“People who exploit and take out resources don’t live (in the Amazon) – but we do. The forest is our home,” said Nemonte Nenquimo, a native leader of Ecuador’s Waorani people.
“If we don’t protect the forest, climate change will get worse and unknown illnesses will come,” she told the Thomson Reuters Foundation in a video call from her Amazon community.
About 195 countries are expected to finalise a new pact to safeguard the planet’s plants, animals and ecosystems at the two-part COP15 UN summit, which starts on Monday with a virtual session and concludes in May 2022 in Kunming, China.
The accord will build on the 1992 UN Convention on Biological Diversity, designed to protect the planet’s rich catalogue of plant and animal species, ensure sustainable use of natural resources and enshrine the “biocultural rights” of indigenous communities.
Such rights are interpreted differently by each indigenous group but often include intellectual property, such as ancestral knowledge and practices handed down between generations.
Those range from farming methods, crops and plant-based medicine used in an area to traditional arts and crafts. Ancient plant remedies often form the basis of modern treatments.
Chile’s rare native quillay trees, for instance, long used by the indigenous Mapuche people to make soap and medicine, provided key ingredients for the world’s first malaria vaccine and a successful shingles vaccination.
A draft of the proposed new UN biodiversity pact includes a goal to ensure that benefits derived from the use of local genetic richness “are shared fairly and equitably” and also support conservation and sustainable use of those resources.
The draft also calls for a boost in the share of financial and other benefits the holders of traditional knowledge receive from wider use of their ideas and local species.

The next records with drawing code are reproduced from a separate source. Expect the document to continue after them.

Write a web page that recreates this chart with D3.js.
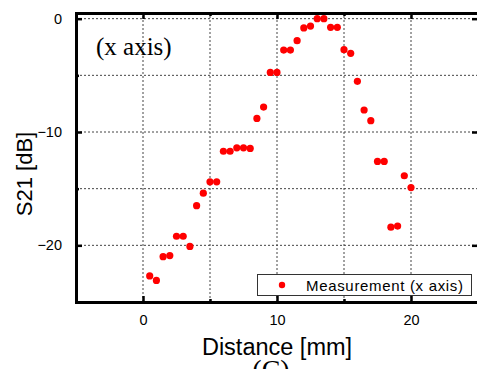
<!DOCTYPE html>
<html>
<head>
<meta charset="utf-8">
<script src="https://cdn.jsdelivr.net/npm/d3@7"></script>
<style>
  html, body { margin: 0; padding: 0; background: white; }
  svg { display: block; }
</style>
</head>
<body>
<script>
// data
var distance = [0.5, 1, 1.5, 2, 2.5, 3, 3.5, 4, 4.5, 5,
                5.5, 6, 6.5, 7, 7.5, 8, 8.5, 9, 9.5, 10,
                10.5, 11, 11.5, 12, 12.5, 13, 13.5, 14, 14.5, 15,
                15.5, 16, 16.5, 17, 17.5, 18, 18.5, 19, 19.5, 20];
var s21 = [-22.7, -23.1, -21.0, -20.9, -19.2, -19.2, -20.1, -16.5, -15.4, -14.4,
           -14.4, -11.7, -11.7, -11.4, -11.4, -11.45, -8.8, -7.8, -4.74, -4.74,
           -2.77, -2.77, -1.94, -0.82, -0.65, 0, 0, -0.76, -0.76, -2.74,
           -3.06, -5.53, -8.06, -9.0, -12.6, -12.6, -18.4, -18.3, -13.86, -14.9];
var xMajor = [0, 10, 20];
var xMinor = [-5, 5, 15, 25];
var yMajor = [0, -10, -20];
var yMinor = [-5, -15, -25];
var xGrid = [0, 5, 10, 15, 20];
var yGrid = [0, -5, -10, -15, -20];

var dot_color, axis_color, grid_color;

function graphConfig()
{
    /// CONFIG VARIABLES ///
    dot_color = "#ff0000";
    axis_color = "black";
    grid_color = "#444";
    //// END OF CONFIG ////
}

function createGraph()
{
    var svgWidth = 477, svgHeight = 369;
    var svg = d3.select("body").append("svg")
        .attr("width", svgWidth)
        .attr("height", svgHeight);

    var x = d3.scaleLinear().domain([-5, 25]).range([76, 478]);
    var y = d3.scaleLinear().domain([-25, 0.5]).range([302, 13]);

    // dotted grid
    svg.append("g").selectAll("line").data(xGrid).enter().append("line")
        .attr("x1", function (d) { return x(d); })
        .attr("x2", function (d) { return x(d); })
        .attr("y1", y(-25)).attr("y2", y(0.5))
        .attr("stroke", grid_color)
        .attr("stroke-width", 1)
        .attr("stroke-dasharray", "2,2");
    svg.append("g").selectAll("line").data(yGrid).enter().append("line")
        .attr("y1", function (d) { return y(d); })
        .attr("y2", function (d) { return y(d); })
        .attr("x1", x(-5)).attr("x2", x(25))
        .attr("stroke", grid_color)
        .attr("stroke-width", 1)
        .attr("stroke-dasharray", "2,2");

    // axes, ticks point inward
    var bottom = svg.append("g")
        .attr("transform", "translate(0," + y(-25) + ")")
        .call(d3.axisBottom(x).tickValues(xMajor).tickSize(-6).tickPadding(14).tickFormat(d3.format("d")));
    svg.append("g")
        .attr("transform", "translate(0," + y(-25) + ")")
        .call(d3.axisBottom(x).tickValues(xMinor).tickSize(-3).tickFormat(""));
    svg.append("g")
        .attr("transform", "translate(0," + y(0.5) + ")")
        .call(d3.axisTop(x).tickValues(xMajor).tickSize(-6).tickFormat(""));
    svg.append("g")
        .attr("transform", "translate(0," + y(0.5) + ")")
        .call(d3.axisTop(x).tickValues(xMinor).tickSize(-3).tickFormat(""));
    var left = svg.append("g")
        .attr("transform", "translate(" + x(-5) + ",0)")
        .call(d3.axisLeft(y).tickValues(yMajor).tickSize(-6).tickPadding(14).tickFormat(d3.format("d")));
    svg.append("g")
        .attr("transform", "translate(" + x(-5) + ",0)")
        .call(d3.axisLeft(y).tickValues(yMinor).tickSize(-3).tickFormat(""));
    svg.append("g")
        .attr("transform", "translate(" + x(25) + ",0)")
        .call(d3.axisRight(y).tickValues(yMajor).tickSize(-6).tickFormat(""));

    svg.selectAll(".domain").attr("stroke", axis_color).attr("stroke-width", 3);
    svg.selectAll(".tick line").attr("stroke", axis_color).attr("stroke-width", 2.5);
    svg.selectAll(".tick text")
        .attr("fill", "black")
        .style("font-family", "Liberation Sans, Arial, sans-serif")
        .style("font-size", "14.5px");
    bottom.selectAll(".tick text").attr("dy", "0.6em");

    // points
    var pts = distance.map(function (d, i) { return {x: d, y: s21[i]}; });
    svg.append("g").selectAll("circle").data(pts).enter().append("circle")
        .attr("cx", function (d) { return x(d.x); })
        .attr("cy", function (d) { return y(d.y); })
        .attr("r", 3.6)
        .attr("fill", dot_color);

    // annotation
    svg.append("text")
        .attr("x", 96).attr("y", 55)
        .style("font-family", "Liberation Serif, Times New Roman, serif")
        .style("font-size", "25px")
        .text("(x axis)");

    // legend
    var lg = svg.append("g");
    lg.append("rect")
        .attr("x", 257.5).attr("y", 274.5)
        .attr("width", 214).attr("height", 21)
        .attr("fill", "white")
        .attr("stroke", "#333")
        .attr("stroke-width", 1);
    lg.append("circle")
        .attr("cx", 282).attr("cy", 285)
        .attr("r", 3.2)
        .attr("fill", dot_color);
    lg.append("text")
        .attr("x", 306).attr("y", 290.5)
        .style("font-family", "Liberation Sans, Arial, sans-serif")
        .style("font-size", "15px")
        .attr("textLength", 157)
        .text("Measurement (x axis)");

    // axis titles
    svg.append("text")
        .attr("x", 277).attr("y", 355)
        .attr("text-anchor", "middle")
        .style("font-family", "Liberation Sans, Arial, sans-serif")
        .style("font-size", "23.5px")
        .text("Distance [mm]");
    svg.append("text")
        .attr("transform", "translate(32,174) rotate(-90)")
        .attr("text-anchor", "middle")
        .style("font-family", "Liberation Sans, Arial, sans-serif")
        .style("font-size", "22px")
        .text("S21 [dB]");

    // panel label, cut off at the bottom like the source
    svg.append("text")
        .attr("x", 271).attr("y", 379)
        .attr("text-anchor", "middle")
        .style("font-family", "Liberation Serif, Times New Roman, serif")
        .style("font-size", "28px")
        .text("(C)");
}

graphConfig();
createGraph();
</script>
</body>
</html>
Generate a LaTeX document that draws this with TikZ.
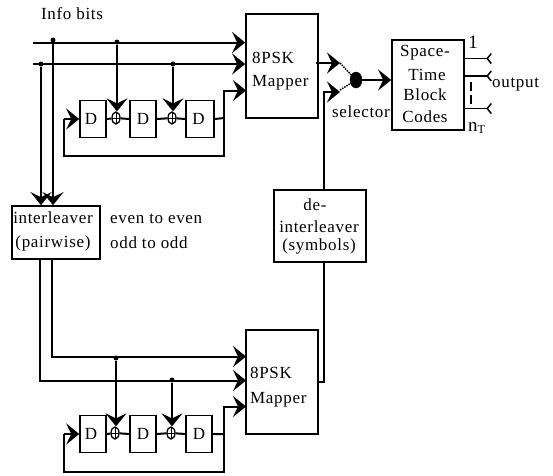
\documentclass[tikz,border=0pt]{standalone}
\usepackage{fontspec}
\setmainfont[LetterSpace=4]{Liberation Serif}
\usetikzlibrary{arrows.meta,shapes.geometric,calc}
\tikzset{
  x=1pt,y=-1pt,
  wire/.style={line width=2pt,line join=miter},
  sig/.style={wire,-{Stealth[length=13pt,width=21pt,inset=5pt]}},
  boxn/.style={draw,line width=1.7pt,rectangle,inner sep=0pt,fill=white,font=\fontsize{17}{17}\selectfont,align=center},
  dbox/.style={boxn,minimum width=26pt,minimum height=37pt,line width=1.5pt},
  xorn/.style={draw,ellipse,line width=1.3pt,minimum width=8pt,minimum height=12pt,inner sep=0pt,
    path picture={\draw[line width=1pt] (path picture bounding box.north)--(path picture bounding box.south)
      (path picture bounding box.west)--(path picture bounding box.east);}},
  dot/.style={circle,fill=black,inner sep=0pt,minimum size=5pt},
  lab/.style={inner sep=0pt,font=\fontsize{17}{17}\selectfont},
  fork/.style={line width=1.7pt,-{Straight Barb[reversed,length=4pt,width=10pt,line width=1.5pt]}},
}
\begin{document}
\begin{tikzpicture}
\useasboundingbox (0,0) rectangle (553,475);
\fill[white] (0,0) rectangle (553,475);
% blocks
\node[boxn,minimum width=72pt,minimum height=104pt] (mapA) at (282,66) {};
\node[boxn,minimum width=72pt,minimum height=104pt] (mapB) at (282,382) {};
\node[boxn,minimum width=88pt,minimum height=53pt] (intl) at (56,232.5) {};
\node[boxn,minimum width=92pt,minimum height=72pt] (deintl) at (320,226) {};
\node[boxn,minimum width=72pt,minimum height=90pt] (stbc) at (428,85) {};
\node[lab,anchor=west] (mapAa) at (252,58) {8PSK};
\node[lab,anchor=west] (mapAb) at (252,83) {Mapper};
\node[lab,anchor=west] (mapBa) at (250,373) {8PSK};
\node[lab,anchor=west] (mapBb) at (250,400) {Mapper};
\node[lab] (inta) at (53,218) {interleaver};
\node[lab] (intb) at (53,243) {(pairwise)};
\node[lab] (dea) at (315,205) {de-};
\node[lab] (deb) at (319,227) {interleaver};
\node[lab] (dec) at (319,246) {(symbols)};
\node[lab] (sta) at (425,53) {Space-};
\node[lab] (stb) at (427,75) {Time};
\node[lab] (stc) at (425,95) {Block};
\node[lab] (std) at (425,117) {Codes};
\node[lab] (info) at (72,14) {Info bits};
\node[lab,anchor=west] (even) at (110,219) {even to even};
\node[lab,anchor=west] (odd) at (110,243) {odd to odd};
\node[lab] (sel) at (361,112) {selector};
\node[lab,anchor=west] (outl) at (492,85) {output};
\node[lab,font=\fontsize{19}{19}\selectfont] (one) at (473,42) {1};
\node[lab,anchor=west,font=\fontsize{19}{19}\selectfont] (nt) at (468,128) {n\raisebox{-2pt}{\fontsize{12}{12}\selectfont T}};
% upper encoder
\node[dbox] (a1) at (93,119) {D\hspace{4pt}};
\node[dbox] (a2) at (143,119) {D};
\node[dbox,minimum width=28pt] (a3) at (200,119) {D\hspace{3pt}};
\node[xorn] (ax1) at (116,118) {};
\node[xorn] (ax2) at (172,118) {};
% lower encoder
\node[dbox] (b1) at (93,434) {D\hspace{4pt}};
\node[dbox] (b2) at (143,434) {D};
\node[dbox] (b3) at (199,434) {D};
\node[xorn] (bx1) at (115,433) {};
\node[xorn] (bx2) at (171,433) {};
% coordinates
\coordinate (in1) at (33,42.5);
\coordinate (in2) at (33,64);
\node[dot] (d1) at (53,40) {};
\node[dot] (d2) at (41,64) {};
\node[dot] (d3) at (117,42) {};
\node[dot] (d4) at (173,64) {};
\node[dot] (d5) at (116,358) {};
\node[dot] (d6) at (172,380) {};
\coordinate (fbA) at (224,118);
\coordinate (fbB) at (224,434);
\coordinate (o1) at (492,58.5);
\coordinate (o2) at (492,76);
\coordinate (o3) at (492,108.5);
\coordinate (swA) at (340,63);
\coordinate (swB) at (340,90);
% inputs
\draw[sig] (in1) -- (mapA.west |- in1);
\draw[sig] (in2) -- (mapA.west |- in2);
\draw[sig] (d1) -- (d1 |- intl.north);
\draw[sig] (d2) -- (d2 |- intl.north);
\draw[sig] (d3) -- (d3 |- ax1.north);
\draw[sig] (d4) -- (d4 |- ax2.north);
\draw[wire] (a1.east) -- (ax1) -- (a2.west) (a2.east) -- (ax2) -- (a3.west) (a3.east) -- (fbA);
\draw[sig] (fbA) |- (246,90.5);
\draw[wire] (fbA) -- (224,156) -- (64,156) -- (64,119);
\draw[sig] (64,119) -- (a1.west);
% lower inputs
\draw[sig] (52,259) |- (246,356.5);
\draw[sig] (40,259) |- (246,380.5);
\draw[sig] (d5) -- (d5 |- bx1.north);
\draw[sig] (d6) -- (d6 |- bx2.north);
\draw[wire] (b1.east) -- (bx1) -- (b2.west) (b2.east) -- (bx2) -- (b3.west) (b3.east) -- (fbB);
\draw[sig] (fbB) |- (246,406.5);
\draw[wire] (fbB) -- (224,472) -- (64,472) -- (64,434);
\draw[sig] (64,434) -- (b1.west);
% selector
\node[draw,fill=black,ellipse,inner sep=0pt,minimum width=12pt,minimum height=16pt] (selD) at (356,80) {};
\draw[sig] (316,63) -- (swA);
\draw[sig] (324,190) -- (324,92) -- (340,92);
\draw[wire] (324,262) -- (324,382) -- (318,382);
\draw[line width=1.5pt,densely dotted] (swA) -- (selD);
\draw[line width=1.5pt,densely dotted] (swB) -- (selD);
\draw[sig] (selD) -- (stbc.west |- selD);
% outputs
\draw[fork] (stbc.east |- o1) -- (o1);
\draw[fork] (stbc.east |- o2) -- (o2);
\draw[fork] (stbc.east |- o3) -- (o3);
\draw[line width=2.5pt,dash pattern=on 9pt off 4pt] (471,82) -- (471,105);
\end{tikzpicture}
\end{document}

On Monday, more than 150 civil society and indigenous groups as well as academics, from more than 50 countries, published an open letter calling on world leaders to put human rights at the centre of environmental policy, ahead of the two UN summits.
“To be truly just and sustainable, policies on climate and nature must take into account the needs and rights of communities at the frontline of the crises,” said Andrew Norton, director of the London-based International Institute for Environment and Development.
How well the intellectual property of indigenous groups is protected today varies from country to country.
A study published this year by Fundacion Nativo, a Venezuela-based indigenous rights nonprofit, found five Latin American nations – Brazil, Peru, Bolivia, Mexico and Venezuela – now recognise such rights through law and the constitution.
“Denying a people their biocultural rights is denying their very existence,” said Sagrario Santorum, head of development at Fundacion Nativo.
The research, supported by the Thomson Reuters Foundation, showed most Latin American nations allow indigenous communities to hold intellectual property rights and seek compensation when their designs or medicines are copied without permission.
Cultural appropriation came under the spotlight in May when Mexico accused fashion brands, including Zara, of using patterns from the country’s indigenous groups without any benefit to the communities. Zara-owner Inditex denied any wrongdoing.
“In Latin America, the legal framework to protect biocultural rights is pretty much there. However, there’s a huge gap in implementation and enforcement,” said Patricia Quijano, an environmental lawyer in Peru.
“At the end of the day, indigenous groups often don’t have the power to protect and exercise those rights,” she added.
Indigenous activist Nenquimo, in Ecuador, agreed.
“There are many laws that protect indigenous rights on paper and they sound nice, but it’s just on paper,” she said of Ecuador’s legislation.
Buffer Against Climate Change
Better protection of biocultural rights can help indigenous people manage land and natural resources more effectively in line with “their profound and unique relation with the environment”, Quijano said.
That is also important because protecting and restoring carbon-absorbing native tropical forests is a powerful and inexpensive way to combat climate change, forest and indigenous experts say.
A report this year from the UN Food and Agriculture Organization (FAO) showed that protecting the biocultural rights of forest-dwelling and indigenous communities, along with granting them secure land tenure, reduces deforestation and promotes the sustainable management of natural resources.
“Nature has greater biodiversity where indigenous peoples are present. The land is richer where they are,” said Santorum.
“That’s no accident. It is the product of a way of life that’s transmitted from generation to generation,” she added.
Defending indigenous rights is considered particularly crucial to conserving the Amazon and indigenous leaders hope the issue will also garner greater attention at the COP26 UN climate change conference in Scotland next month.
In Brazil – home to the biggest share of the Amazon rainforest – deforestation is surging as a result of expanding cattle-ranching and soy farming, along with illegal logging.
Deforestation of the Brazilian Amazon has risen sharply since right-wing President Jair Bolsonaro took office in 2019.